I feel like it should be the life time of the creator of the work provided that person is still getting a significant percentage of the royalties. Otherwise something like 20 years.
That way companies might be less likely to force artists to sign away all rights to their work. So like "hey this kid could live another 50 years, so lets make sure he gets his percentage so we can keep control longer."
How would that work for anything produced by a company? If you're a continuing run of stories, and a random artist dies, copyright on parts of your product suddenly evaporate? Getting a job as an artist would be like making an insurance claim: with a risk assessment. Good luck getting work as you get older or sick.
Could companies not also say "hey, this kid could live another 50 years, let's kill them soon so their work will be in the public domain and we can profit from it"? Or would companies not want the work in the public domain?
I dunno what the patent duration is, but copyright should probably just be 50 years max IMO. If you can't make bank in that time without changing the idea up (and thus getting 50 years on the new version) you don't deserve it.

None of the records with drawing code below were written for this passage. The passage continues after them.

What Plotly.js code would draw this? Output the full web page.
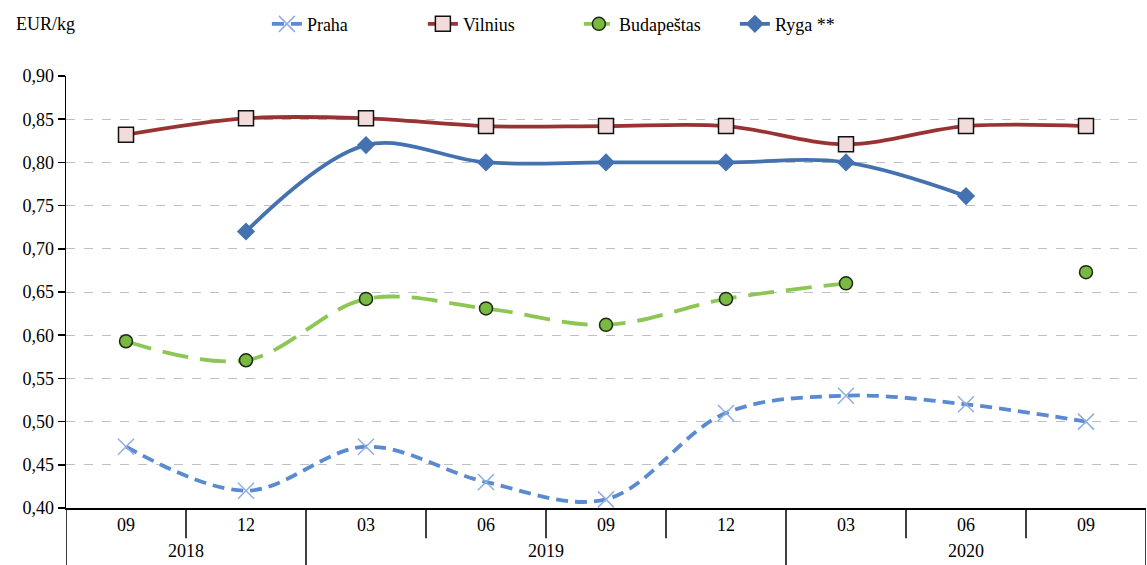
<!DOCTYPE html>
<html>
<head>
<meta charset="utf-8">
<script src="https://cdn.plot.ly/plotly-3.0.1.min.js"></script>
<style>html,body{margin:0;padding:0;background:#fff;}#chart{width:1147px;height:565px;}</style>
</head>
<body>
<div id="chart"></div>
<script>
const years = ["2018", "2018", "2019", "2019", "2019", "2019", "2020", "2020", "2020"];
const months = ["09", "12", "03", "06", "09", "12", "03", "06", "09"];
const praha = [0.471, 0.42, 0.471, 0.43, 0.41, 0.51, 0.53, 0.52, 0.50];
const vilnius = [0.832, 0.851, 0.851, 0.842, 0.842, 0.842, 0.821, 0.842, 0.842];
const budapestas = [0.593, 0.571, 0.642, 0.631, 0.612, 0.642, 0.66, null, 0.673];
const ryga = [null, 0.72, 0.82, 0.80, 0.80, 0.80, 0.80, 0.761, null];
const yTicks = [0.40, 0.45, 0.50, 0.55, 0.60, 0.65, 0.70, 0.75, 0.80, 0.85, 0.90];

const font = "Liberation Serif, Times New Roman, serif";
const idx = months.map((m, i) => i);

// boundaries between categories; year groups
const boundaries = idx.slice(1).map(i => i - 0.5);
const yearGroups = [];
years.forEach((y, i) => {
  const g = yearGroups.find(e => e.year === y);
  if (g) g.last = i; else yearGroups.push({year: y, first: i, last: i});
});

const traces = [
  {name: "Praha", x: idx, y: praha, mode: "lines+markers",
   line: {color: "#5a8ad0", width: 3.8, dash: "12px,7px", shape: "spline", smoothing: 1},
   marker: {symbol: "x-thin", size: 16, color: "#a4bfe6", line: {color: "#8eaee0", width: 1.5}}},
  {name: "Vilnius", x: idx, y: vilnius, mode: "lines+markers",
   line: {color: "#993333", width: 3.8, shape: "spline", smoothing: 1},
   marker: {symbol: "square", size: 15, color: "#f2dcdb", line: {color: "#111", width: 1.5}}},
  {name: "Budapeštas", x: idx, y: budapestas, mode: "lines+markers", connectgaps: false,
   line: {color: "#8cc653", width: 3.8, dash: "26px,12px", shape: "spline", smoothing: 1},
   marker: {symbol: "circle", size: 13, color: "#78b843", line: {color: "#1d2a10", width: 1.5}}},
  {name: "Ryga **", x: idx, y: ryga, mode: "lines+markers",
   line: {color: "#4472b0", width: 3.8, shape: "spline", smoothing: 1},
   marker: {symbol: "diamond", size: 14, color: "#4472b0"}}
];

const shapes = [];
boundaries.forEach(b => {
  const isYear = years[b - 0.5] !== years[b + 0.5];
  shapes.push({type: "line", xref: "x", yref: "paper", x0: b, x1: b, y0: 0,
               y1: isYear ? -0.135 : -0.07, line: {color: "#000", width: 1.5}});
});
[-0.5, months.length - 0.5].forEach(b => {
  shapes.push({type: "line", xref: "x", yref: "paper", x0: b, x1: b, y0: 0, y1: -0.135,
               line: {color: "#000", width: 1.5}});
});

const annotations = [{text: "EUR/kg", xref: "paper", yref: "paper", x: -0.048, y: 1.12,
                 xanchor: "left", yanchor: "middle", showarrow: false,
                 font: {family: font, size: 18}}];
yearGroups.forEach(g => {
  annotations.push({text: g.year, xref: "x", yref: "paper", x: (g.first + g.last) / 2, y: -0.1,
                    xanchor: "center", yanchor: "middle", showarrow: false,
                    font: {family: font, size: 18}});
});

const layout = {
  width: 1147, height: 565,
  margin: {l: 66, r: 1, t: 76, b: 57},
  paper_bgcolor: "#fff", plot_bgcolor: "#fff",
  separators: ", ",
  font: {family: font, size: 18, color: "#000"},
  showlegend: true,
  legend: {orientation: "h", x: 0.186, xanchor: "left", y: 1.12, yanchor: "middle",
           font: {family: font, size: 18}, entrywidth: 111, entrywidthmode: "pixels",
           tracegroupgap: 0},
  xaxis: {type: "linear", range: [-0.5, months.length - 0.5], tickvals: idx, ticktext: months,
          showline: true, linecolor: "#000", linewidth: 1.5, ticks: "", showgrid: false,
          zeroline: false, tickfont: {family: font, size: 18}, ticklabelstandoff: 0},
  yaxis: {range: [0.40, 0.90], tickvals: yTicks, tickformat: ".2f",
          showline: true, linecolor: "#000", linewidth: 1.5,
          ticks: "outside", ticklen: 7, tickcolor: "#000", tickwidth: 1.5,
          showgrid: true, gridcolor: "#c0c0c0", griddash: "dash", gridwidth: 1,
          zeroline: false, tickfont: {family: font, size: 18}},
  shapes: shapes,
  annotations: annotations
};

Plotly.newPlot("chart", traces, layout, {displayModeBar: false, staticPlot: true});
</script>
</body>
</html>
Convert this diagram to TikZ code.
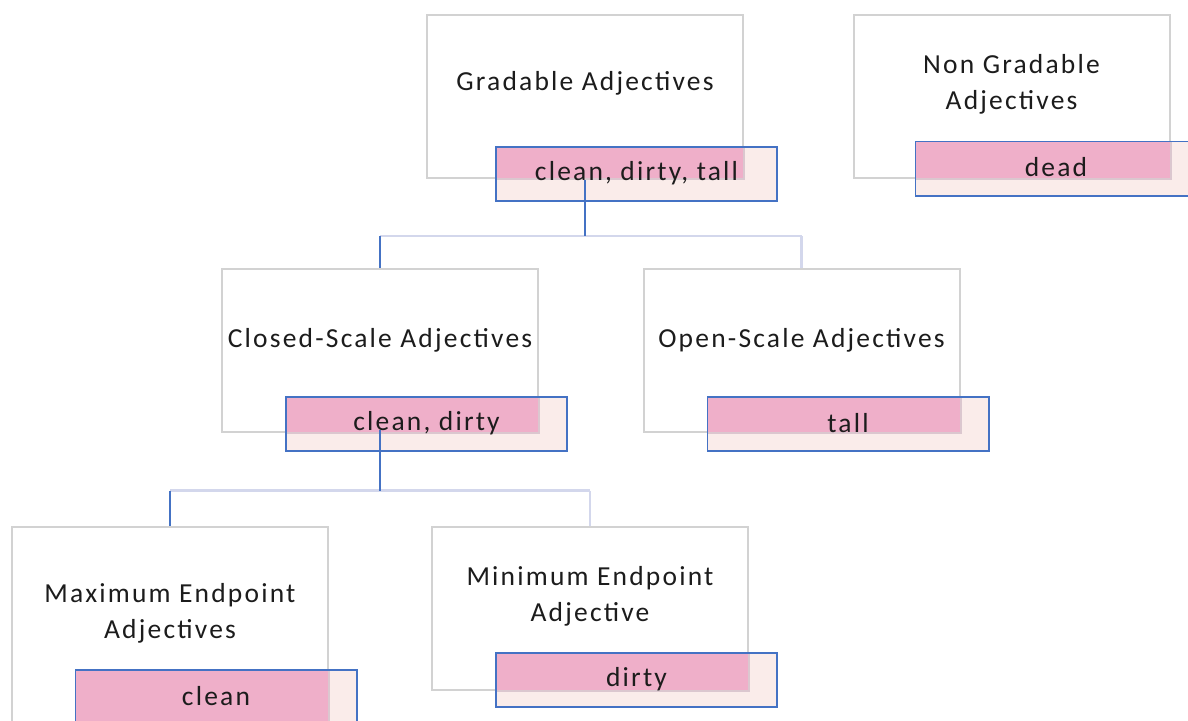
\documentclass[tikz,border=0pt]{standalone}
\usepackage{fontspec}
\setmainfont{Carlito}[LetterSpace=8]
\usepackage{xcolor}
\usepackage{tikz}
\usetikzlibrary{positioning,calc}
\definecolor{boxgray}{HTML}{D2D2D2}
\definecolor{edgeblue}{HTML}{4472C4}
\definecolor{lblpink}{HTML}{FAECEA}
\definecolor{ovpink}{HTML}{EFAFC9}
\definecolor{barlav}{HTML}{D3D7EC}
\definecolor{ink}{HTML}{1C1C1C}

\tikzset{
  itembox/.style={draw=boxgray,line width=2pt,fill=white,minimum width=316pt,inner sep=0pt},
  lblbox/.style={fill=lblpink,minimum width=281pt,minimum height=54pt,inner sep=0pt},
  lbledge/.style={draw=edgeblue,line width=1.6pt},
  ovfill/.style={fill=ovpink},
  titletext/.style={align=center,text=ink,font=\fontsize{27.5}{36}\selectfont},
  lbltext/.style={text=ink,font=\fontsize{27.5}{32}\selectfont},
  stemline/.style={draw=edgeblue,line width=1.6pt},
  barline/.style={draw=barlav,line width=2.4pt}
}

\begin{document}
\begin{tikzpicture}[x=1pt,y=-1pt]
  \useasboundingbox (0,0) rectangle (1188,720);
  \foreach \nm/\bx/\by/\bh/\lx/\ly/\ty/\ttl/\lbl in {%
    grad/585/96.5/163/636.5/174/83/{Gradable Adjectives}/{clean, dirty, tall},
    nongrad/1011.5/96.5/163/1056/168.5/84/{Non Gradable\\Adjectives}/{dead},
    closed/380/350/163/426.5/424/340/{Closed-Scale Adjectives}/{clean, dirty},
    open/801.5/350/163/848/424/340/{Open-Scale Adjectives}/{tall},
    maxep/170/624.5/195/216/697/613/{Maximum Endpoint\\Adjectives}/{clean},
    minep/590/608.5/163/636.5/680/596/{Minimum Endpoint\\Adjective}/{dirty}%
  }{
    \node[itembox,minimum height=\bh pt] (\nm) at (\bx,\by) {};
    \node[lblbox] (\nm lbl) at (\lx,\ly) {};
    % pink where the label sits on the box
    \fill[ovfill] (\nm lbl.north west) rectangle (\nm.south east);
    \draw[boxgray!70!ovpink,line width=2pt] (\nm lbl.north west -| \nm.east) -- (\nm.south east) -- (\nm.south east -| \nm lbl.west);
    \draw[lbledge] (\nm lbl.north west) rectangle (\nm lbl.south east);
    \node[titletext] (\nm ttl) at (\bx,\ty) {\ttl};
  }
  % connectors
  \coordinate (fork1) at ($(grad.south)+(0,57)$);
  \coordinate (fork2) at ($(closed.south)+(0,58)$);
  \draw[barline] (closed.north |- fork1) -- (open.north |- fork1);
  \draw[barline] (open.north |- fork1) -- (open.north);
  \draw[stemline] (closed.north |- fork1) -- (closed.north);
  \draw[stemline] ($(grad.south |- gradlbl.center)+(0,6)$) -- (fork1);
  \draw[barline] (maxep.north |- fork2) -- (minep.north |- fork2);
  \draw[barline] (minep.north |- fork2) -- (minep.north);
  \draw[stemline] (maxep.north |- fork2) -- (maxep.north);
  \draw[stemline] ($(closed.south |- closedlbl.center)+(0,6)$) -- (fork2);
  \foreach \nm/\lbl in {grad/{clean, dirty, tall},nongrad/dead,closed/{clean, dirty},open/tall,maxep/clean,minep/dirty}{
    \node[lbltext] (\nm txt) at ([yshift=1]\nm lbl.center) {\lbl};
  }
\end{tikzpicture}
\end{document}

Originally I think it was closer to 20 years. Frankly I think 25 years is plenty. A quarter century is enough time to reward the creator of an IP and it respects the fact that all IP is built on top of the public domain so it's return is a natural part of the cycle.
I agree with copyright in a sense that people should have a chance to profit from their ideas before it gets stolen, but you are right that it is way too long of a term. It stymies creativity when people can milk the same idea for many decades.
I would think for creative license like an idea for a cartoon or comic, 10-20 years is more than enough. Then they should try and make new characters or start competing with others trying to improve the character.
The Disney artwork would be copyright and probably some of the story that is unique to Disney's adaptation, but the characters themselves are fair game.
The stories are, but not the characters as drawn by Disney, it's like classic music, you can use the Music commercially (given that you Perform I), but you can't use a performance from someone else.
Same with classic stories, you can make your own snow white story, but you can't use snow white as performed by Disney (yet)
Yeah, they had shifted for a Trademark strategy a few years before it happened. It was pretty clear they weren't interested in making it happen again, or had finally got pushback from the folks they donated to about it, or something. And if Disney decided to drop it, I don't think WB, with less than half the cash, will decide to try it.
It won’t change anything. Old stories and characters are boring. Studios do it from time to time but like Robinhood movies aren’t great investments and since they don’t own the IP don’t lead to anything else.
Community made content is just for fun, so who cares if people make repetitive fan films, art, games.